- **Job**: Retype exactly what runs from the first line of the data to the line with "const barW = 42;", keeping both of those lines and skipping pictures.

- **Entries supplied**:
= = = = =

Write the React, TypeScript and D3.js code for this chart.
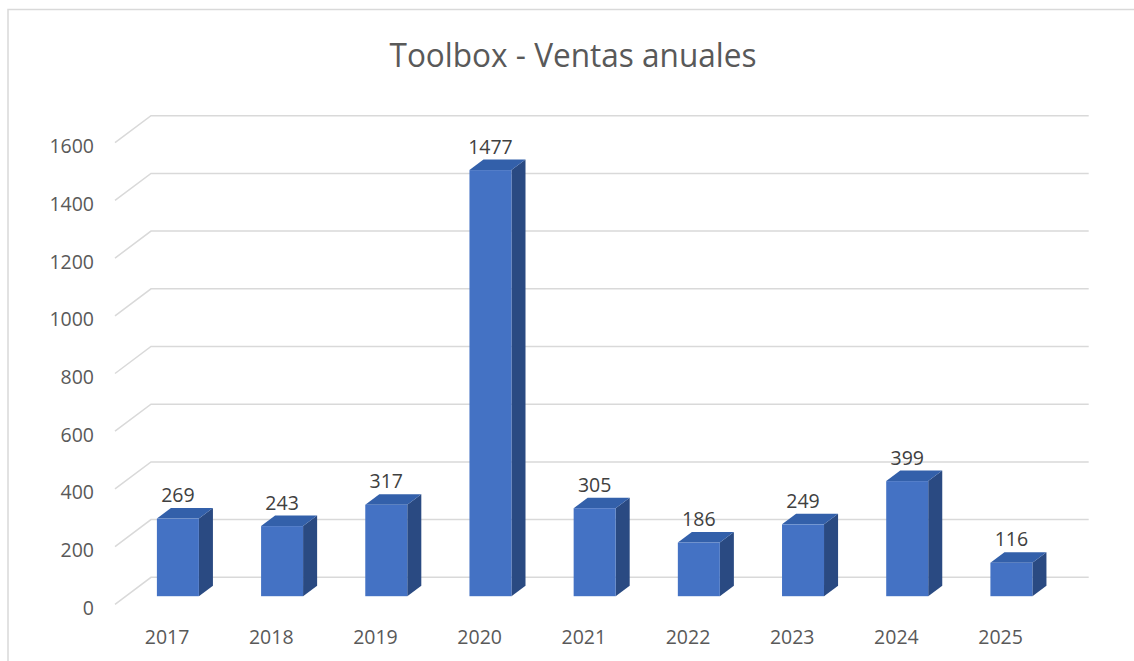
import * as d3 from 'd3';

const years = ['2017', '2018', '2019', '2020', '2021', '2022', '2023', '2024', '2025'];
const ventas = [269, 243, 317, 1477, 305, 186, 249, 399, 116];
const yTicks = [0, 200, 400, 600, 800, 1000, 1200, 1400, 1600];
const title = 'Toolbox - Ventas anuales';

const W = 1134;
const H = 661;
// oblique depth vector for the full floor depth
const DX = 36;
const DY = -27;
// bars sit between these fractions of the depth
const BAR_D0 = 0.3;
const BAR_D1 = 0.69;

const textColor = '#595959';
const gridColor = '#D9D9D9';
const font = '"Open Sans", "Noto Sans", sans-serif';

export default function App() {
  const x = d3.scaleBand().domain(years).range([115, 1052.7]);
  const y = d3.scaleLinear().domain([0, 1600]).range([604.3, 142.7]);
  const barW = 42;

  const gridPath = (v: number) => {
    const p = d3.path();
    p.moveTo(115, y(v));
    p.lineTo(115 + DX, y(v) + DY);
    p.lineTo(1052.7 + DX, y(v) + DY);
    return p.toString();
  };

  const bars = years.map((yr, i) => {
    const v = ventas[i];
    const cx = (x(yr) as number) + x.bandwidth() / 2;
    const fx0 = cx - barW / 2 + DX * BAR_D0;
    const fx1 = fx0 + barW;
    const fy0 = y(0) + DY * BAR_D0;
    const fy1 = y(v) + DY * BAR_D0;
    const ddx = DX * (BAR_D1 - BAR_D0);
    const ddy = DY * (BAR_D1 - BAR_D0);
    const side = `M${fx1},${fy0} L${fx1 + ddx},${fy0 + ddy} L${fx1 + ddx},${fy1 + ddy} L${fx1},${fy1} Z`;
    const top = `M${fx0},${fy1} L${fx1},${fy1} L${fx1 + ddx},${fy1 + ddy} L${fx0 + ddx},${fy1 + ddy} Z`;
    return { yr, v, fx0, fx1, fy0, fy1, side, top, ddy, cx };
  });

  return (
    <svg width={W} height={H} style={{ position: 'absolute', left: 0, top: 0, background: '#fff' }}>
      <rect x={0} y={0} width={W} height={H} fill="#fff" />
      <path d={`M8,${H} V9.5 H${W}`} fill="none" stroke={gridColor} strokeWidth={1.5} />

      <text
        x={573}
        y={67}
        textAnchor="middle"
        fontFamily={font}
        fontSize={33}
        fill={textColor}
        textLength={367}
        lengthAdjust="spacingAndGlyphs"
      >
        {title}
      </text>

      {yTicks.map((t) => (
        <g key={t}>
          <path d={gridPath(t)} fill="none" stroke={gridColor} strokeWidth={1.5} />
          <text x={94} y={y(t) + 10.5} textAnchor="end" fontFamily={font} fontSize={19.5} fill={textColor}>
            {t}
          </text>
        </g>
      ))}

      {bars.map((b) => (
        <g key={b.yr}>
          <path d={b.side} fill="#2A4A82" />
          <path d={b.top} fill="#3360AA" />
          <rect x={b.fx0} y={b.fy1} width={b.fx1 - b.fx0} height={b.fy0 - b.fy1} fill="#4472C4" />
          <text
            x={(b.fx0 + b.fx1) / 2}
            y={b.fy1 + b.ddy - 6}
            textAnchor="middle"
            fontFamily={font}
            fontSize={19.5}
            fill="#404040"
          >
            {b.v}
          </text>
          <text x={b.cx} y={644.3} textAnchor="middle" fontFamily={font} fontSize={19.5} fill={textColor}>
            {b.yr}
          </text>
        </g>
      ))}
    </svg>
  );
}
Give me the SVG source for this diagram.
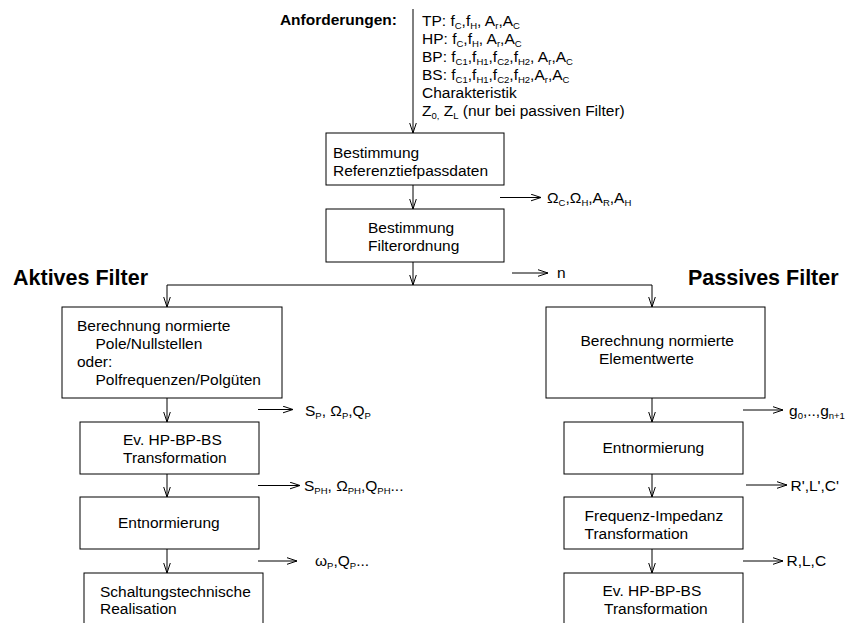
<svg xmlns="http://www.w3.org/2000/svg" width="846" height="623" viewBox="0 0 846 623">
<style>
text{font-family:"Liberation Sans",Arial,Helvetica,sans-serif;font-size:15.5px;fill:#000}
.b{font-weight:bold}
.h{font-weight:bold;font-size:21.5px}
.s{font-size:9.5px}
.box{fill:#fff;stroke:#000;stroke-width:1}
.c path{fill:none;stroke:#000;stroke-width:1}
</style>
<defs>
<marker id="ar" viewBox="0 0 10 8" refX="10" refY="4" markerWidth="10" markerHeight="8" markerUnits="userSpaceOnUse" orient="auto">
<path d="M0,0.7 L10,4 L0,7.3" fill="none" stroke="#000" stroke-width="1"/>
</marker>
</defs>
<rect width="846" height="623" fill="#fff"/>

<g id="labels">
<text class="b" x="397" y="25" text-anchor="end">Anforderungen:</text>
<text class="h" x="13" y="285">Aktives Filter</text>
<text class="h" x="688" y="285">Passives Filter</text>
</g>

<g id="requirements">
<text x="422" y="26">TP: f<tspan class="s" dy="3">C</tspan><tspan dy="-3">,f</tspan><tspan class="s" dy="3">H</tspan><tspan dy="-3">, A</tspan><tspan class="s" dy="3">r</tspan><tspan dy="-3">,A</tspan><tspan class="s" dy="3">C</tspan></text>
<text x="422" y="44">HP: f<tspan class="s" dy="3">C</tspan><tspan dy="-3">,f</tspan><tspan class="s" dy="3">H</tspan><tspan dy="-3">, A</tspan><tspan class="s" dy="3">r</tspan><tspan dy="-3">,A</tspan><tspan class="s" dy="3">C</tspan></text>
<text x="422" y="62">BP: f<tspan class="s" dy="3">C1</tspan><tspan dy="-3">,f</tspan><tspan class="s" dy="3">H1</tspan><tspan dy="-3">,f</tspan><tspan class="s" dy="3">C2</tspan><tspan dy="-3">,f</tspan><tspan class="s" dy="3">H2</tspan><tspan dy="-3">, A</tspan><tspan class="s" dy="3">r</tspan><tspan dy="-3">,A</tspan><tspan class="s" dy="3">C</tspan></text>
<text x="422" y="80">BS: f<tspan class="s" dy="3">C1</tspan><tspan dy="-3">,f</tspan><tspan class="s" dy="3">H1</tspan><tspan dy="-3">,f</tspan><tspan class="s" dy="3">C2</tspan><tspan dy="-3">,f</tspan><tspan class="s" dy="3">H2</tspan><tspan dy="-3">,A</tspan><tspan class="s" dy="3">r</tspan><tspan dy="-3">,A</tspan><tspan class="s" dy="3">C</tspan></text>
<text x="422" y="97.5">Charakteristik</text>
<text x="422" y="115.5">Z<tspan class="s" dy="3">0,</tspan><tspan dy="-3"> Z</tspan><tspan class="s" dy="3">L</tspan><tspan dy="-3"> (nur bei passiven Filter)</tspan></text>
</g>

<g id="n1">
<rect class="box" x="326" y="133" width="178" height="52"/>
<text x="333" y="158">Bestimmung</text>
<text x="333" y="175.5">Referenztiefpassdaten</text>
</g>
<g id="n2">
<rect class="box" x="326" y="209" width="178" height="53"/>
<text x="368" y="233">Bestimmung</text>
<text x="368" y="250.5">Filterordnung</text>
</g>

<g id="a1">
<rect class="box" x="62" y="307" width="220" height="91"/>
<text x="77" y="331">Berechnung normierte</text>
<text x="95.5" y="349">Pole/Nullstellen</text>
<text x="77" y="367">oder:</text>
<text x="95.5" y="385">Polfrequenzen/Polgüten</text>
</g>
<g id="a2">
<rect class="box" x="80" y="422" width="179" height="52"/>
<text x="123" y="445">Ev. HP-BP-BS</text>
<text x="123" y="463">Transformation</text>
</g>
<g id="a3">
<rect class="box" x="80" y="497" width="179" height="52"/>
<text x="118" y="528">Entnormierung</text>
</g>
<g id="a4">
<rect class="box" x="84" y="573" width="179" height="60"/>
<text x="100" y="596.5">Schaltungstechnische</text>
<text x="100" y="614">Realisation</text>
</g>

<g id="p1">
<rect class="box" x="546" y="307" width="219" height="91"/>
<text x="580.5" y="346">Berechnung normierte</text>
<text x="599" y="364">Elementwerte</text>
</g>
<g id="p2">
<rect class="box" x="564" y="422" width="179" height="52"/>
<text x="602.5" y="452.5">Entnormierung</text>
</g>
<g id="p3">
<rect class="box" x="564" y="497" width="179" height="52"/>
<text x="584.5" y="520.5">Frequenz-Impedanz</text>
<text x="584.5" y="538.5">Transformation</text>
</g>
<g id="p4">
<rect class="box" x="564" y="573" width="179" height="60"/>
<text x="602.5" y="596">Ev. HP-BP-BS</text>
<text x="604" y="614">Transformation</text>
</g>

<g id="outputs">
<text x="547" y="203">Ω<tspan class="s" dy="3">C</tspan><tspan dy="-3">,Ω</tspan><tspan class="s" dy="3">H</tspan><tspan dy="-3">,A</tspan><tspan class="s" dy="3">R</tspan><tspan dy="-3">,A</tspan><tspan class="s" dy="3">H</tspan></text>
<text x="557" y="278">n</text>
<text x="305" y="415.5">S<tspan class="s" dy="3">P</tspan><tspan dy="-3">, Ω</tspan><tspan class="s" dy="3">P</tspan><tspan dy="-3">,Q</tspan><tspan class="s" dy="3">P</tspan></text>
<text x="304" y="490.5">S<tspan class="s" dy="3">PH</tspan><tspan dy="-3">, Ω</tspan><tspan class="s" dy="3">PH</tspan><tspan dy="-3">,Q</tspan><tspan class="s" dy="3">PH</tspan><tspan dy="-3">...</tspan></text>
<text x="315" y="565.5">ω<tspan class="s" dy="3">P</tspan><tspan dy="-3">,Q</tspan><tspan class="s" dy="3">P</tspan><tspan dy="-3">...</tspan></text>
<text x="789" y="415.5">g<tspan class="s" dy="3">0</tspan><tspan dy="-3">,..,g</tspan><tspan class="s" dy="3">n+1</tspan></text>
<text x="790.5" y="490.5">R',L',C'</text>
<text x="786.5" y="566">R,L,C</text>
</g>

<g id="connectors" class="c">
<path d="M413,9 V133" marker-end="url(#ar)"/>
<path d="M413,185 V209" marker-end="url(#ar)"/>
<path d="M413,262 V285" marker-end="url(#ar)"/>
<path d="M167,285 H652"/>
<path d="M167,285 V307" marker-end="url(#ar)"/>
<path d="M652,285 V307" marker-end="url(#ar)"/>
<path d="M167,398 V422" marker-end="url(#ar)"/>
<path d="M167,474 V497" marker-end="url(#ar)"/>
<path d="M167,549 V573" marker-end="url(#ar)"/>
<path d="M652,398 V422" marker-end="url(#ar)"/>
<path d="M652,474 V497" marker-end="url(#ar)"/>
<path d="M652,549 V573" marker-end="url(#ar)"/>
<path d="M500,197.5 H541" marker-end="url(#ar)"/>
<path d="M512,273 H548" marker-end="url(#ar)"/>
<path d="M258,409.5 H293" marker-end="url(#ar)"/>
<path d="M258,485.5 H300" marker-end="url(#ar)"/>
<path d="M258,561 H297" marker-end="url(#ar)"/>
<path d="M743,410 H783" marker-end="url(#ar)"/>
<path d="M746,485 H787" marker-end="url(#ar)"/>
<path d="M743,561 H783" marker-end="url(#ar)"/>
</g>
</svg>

= = = = =

- **Correct output**:
Write the React, TypeScript and D3.js code for this chart.
import * as d3 from 'd3';

const years = ['2017', '2018', '2019', '2020', '2021', '2022', '2023', '2024', '2025'];
const ventas = [269, 243, 317, 1477, 305, 186, 249, 399, 116];
const yTicks = [0, 200, 400, 600, 800, 1000, 1200, 1400, 1600];
const title = 'Toolbox - Ventas anuales';

const W = 1134;
const H = 661;
// oblique depth vector for the full floor depth
const DX = 36;
const DY = -27;
// bars sit between these fractions of the depth
const BAR_D0 = 0.3;
const BAR_D1 = 0.69;

const textColor = '#595959';
const gridColor = '#D9D9D9';
const font = '"Open Sans", "Noto Sans", sans-serif';

export default function App() {
  const x = d3.scaleBand().domain(years).range([115, 1052.7]);
  const y = d3.scaleLinear().domain([0, 1600]).range([604.3, 142.7]);
  const barW = 42;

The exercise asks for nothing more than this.